Les comparaisons s’arrêtent là. Quand Vladimir Poutine s’est présenté à la présidentielle en 2012, sa campagne a consisté en un unique meeting au stade Loujniki de Moscou et en une série de tribunes publiées tous les lundis dans la presse. Alors qu’Erdoğan et son Premier ministre Ahmet Davutoğlu sont plongés jusqu’au cou dans une épuisante épopée électorale pour les législatives. Les deux hommes sillonnent inlassablement le pays, et il leur arrive de prononcer jusqu’à trois discours par jour, dans des lieux différents.
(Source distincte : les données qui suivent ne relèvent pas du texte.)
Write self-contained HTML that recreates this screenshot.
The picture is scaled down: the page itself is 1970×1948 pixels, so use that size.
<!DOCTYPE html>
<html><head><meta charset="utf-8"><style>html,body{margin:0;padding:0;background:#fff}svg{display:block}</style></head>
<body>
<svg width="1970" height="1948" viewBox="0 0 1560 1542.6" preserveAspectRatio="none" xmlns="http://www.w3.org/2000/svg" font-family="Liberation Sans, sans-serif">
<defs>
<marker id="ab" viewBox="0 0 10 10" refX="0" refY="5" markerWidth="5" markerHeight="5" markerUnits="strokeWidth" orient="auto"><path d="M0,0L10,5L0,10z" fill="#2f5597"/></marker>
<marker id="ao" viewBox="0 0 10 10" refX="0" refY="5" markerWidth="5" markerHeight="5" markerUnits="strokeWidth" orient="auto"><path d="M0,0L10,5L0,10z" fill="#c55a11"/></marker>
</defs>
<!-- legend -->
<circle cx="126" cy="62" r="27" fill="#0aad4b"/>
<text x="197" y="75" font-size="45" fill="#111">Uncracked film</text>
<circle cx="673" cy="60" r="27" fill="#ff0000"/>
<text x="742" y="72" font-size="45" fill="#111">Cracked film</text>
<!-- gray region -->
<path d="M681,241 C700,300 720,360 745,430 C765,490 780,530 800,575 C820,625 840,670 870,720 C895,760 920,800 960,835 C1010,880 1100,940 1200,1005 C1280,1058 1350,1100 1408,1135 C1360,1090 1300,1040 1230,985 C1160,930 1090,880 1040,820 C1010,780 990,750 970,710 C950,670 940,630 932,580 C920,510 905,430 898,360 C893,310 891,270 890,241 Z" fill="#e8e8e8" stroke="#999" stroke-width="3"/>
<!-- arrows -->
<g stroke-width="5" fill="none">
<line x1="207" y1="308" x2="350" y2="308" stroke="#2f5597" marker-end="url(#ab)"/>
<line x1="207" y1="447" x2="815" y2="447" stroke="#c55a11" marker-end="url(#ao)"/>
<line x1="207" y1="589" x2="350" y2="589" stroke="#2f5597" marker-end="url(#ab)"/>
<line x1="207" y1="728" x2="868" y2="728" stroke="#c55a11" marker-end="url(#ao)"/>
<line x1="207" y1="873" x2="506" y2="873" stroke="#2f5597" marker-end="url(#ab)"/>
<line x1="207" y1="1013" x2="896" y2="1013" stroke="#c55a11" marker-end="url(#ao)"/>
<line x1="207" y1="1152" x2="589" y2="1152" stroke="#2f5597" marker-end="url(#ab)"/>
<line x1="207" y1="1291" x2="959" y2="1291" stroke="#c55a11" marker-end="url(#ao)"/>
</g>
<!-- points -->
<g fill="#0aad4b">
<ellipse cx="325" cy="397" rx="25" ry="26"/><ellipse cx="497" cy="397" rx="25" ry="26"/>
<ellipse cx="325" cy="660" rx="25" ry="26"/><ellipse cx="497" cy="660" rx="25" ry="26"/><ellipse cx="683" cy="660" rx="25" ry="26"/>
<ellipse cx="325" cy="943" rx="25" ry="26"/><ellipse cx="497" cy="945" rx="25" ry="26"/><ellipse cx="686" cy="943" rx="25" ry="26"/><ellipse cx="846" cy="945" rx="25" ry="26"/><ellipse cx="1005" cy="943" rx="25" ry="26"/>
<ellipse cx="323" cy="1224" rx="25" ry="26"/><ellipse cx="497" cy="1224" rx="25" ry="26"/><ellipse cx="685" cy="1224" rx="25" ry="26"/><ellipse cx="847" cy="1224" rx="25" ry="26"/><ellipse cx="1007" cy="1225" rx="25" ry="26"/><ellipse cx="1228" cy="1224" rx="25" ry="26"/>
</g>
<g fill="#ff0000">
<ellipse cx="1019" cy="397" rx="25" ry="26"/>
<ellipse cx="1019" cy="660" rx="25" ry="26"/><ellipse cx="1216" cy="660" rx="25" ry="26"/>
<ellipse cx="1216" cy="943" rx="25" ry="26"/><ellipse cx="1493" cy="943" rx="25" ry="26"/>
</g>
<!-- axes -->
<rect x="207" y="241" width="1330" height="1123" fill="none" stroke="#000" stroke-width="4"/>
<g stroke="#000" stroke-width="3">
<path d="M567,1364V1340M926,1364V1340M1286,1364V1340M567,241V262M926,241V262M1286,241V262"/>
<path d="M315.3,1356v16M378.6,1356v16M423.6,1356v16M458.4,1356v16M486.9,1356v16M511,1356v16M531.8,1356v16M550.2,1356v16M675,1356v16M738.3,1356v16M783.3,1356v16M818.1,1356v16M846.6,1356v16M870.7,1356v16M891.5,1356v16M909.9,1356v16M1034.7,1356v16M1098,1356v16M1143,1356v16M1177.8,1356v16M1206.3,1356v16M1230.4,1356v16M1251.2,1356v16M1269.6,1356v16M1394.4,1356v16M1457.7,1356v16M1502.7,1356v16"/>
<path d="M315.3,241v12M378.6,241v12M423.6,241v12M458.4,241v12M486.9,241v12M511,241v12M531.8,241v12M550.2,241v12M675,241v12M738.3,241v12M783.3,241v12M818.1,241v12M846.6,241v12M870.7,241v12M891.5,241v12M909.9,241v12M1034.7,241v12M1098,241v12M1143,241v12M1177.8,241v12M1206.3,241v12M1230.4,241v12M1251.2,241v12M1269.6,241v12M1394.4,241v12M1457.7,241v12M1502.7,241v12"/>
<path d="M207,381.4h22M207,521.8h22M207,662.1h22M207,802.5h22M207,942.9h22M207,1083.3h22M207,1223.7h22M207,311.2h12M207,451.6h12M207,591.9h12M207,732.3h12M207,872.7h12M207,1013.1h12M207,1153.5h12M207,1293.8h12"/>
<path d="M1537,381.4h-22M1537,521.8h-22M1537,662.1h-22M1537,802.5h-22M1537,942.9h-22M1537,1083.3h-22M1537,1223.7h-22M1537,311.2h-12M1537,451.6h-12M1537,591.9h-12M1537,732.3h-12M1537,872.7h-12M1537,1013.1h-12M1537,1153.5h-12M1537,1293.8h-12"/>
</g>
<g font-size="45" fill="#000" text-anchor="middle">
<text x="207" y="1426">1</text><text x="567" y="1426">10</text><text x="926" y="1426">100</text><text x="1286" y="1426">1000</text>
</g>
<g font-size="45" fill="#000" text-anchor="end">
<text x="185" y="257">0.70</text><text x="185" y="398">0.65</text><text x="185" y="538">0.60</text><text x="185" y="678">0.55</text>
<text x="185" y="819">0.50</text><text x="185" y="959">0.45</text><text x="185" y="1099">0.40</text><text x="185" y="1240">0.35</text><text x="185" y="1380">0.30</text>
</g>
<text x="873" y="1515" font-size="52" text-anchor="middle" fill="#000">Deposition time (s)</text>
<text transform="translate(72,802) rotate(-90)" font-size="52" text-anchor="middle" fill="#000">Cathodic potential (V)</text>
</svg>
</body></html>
Mais on ne peut pas ne pas remarquer que les affiches du parti au pouvoir dépassent largement en nombre celles de l’opposition. Quand vous vous promenez dans Istanbul, vous n’avez pas à aller loin pour tomber nez à nez avec une gigantesque affiche de Davutoğlu barrée de l’une ou l’autre de ses promesses principales en grosses lettres. Ces dernières semaines, le Premier ministre et le président se sont produits dans des grands rassemblements à la soviétique, devant des dizaines de milliers de partisans.
Et il n’a échappé à personne que les relations entre la Turquie et la Russie prennent actuellement la forme d’une improbable alliance : oubliées les divergences concernant l’Ukraine ou la Syrie, les deux pays prévoient de construire un oléoduc sous la mer Noire, et la Russie est en train de construire la première centrale nucléaire de Turquie, un des plus gros chantiers d’infrastructures de l’histoire du pays.
La Turquie est-elle en voie de Poutinisation ? Pas vraiment. Mais il y a des signes qui ne trompent pas.
Stuart Williams, ancien correspondant à Moscou, est l'adjoint au directeur de l'AFP pour la Turquie.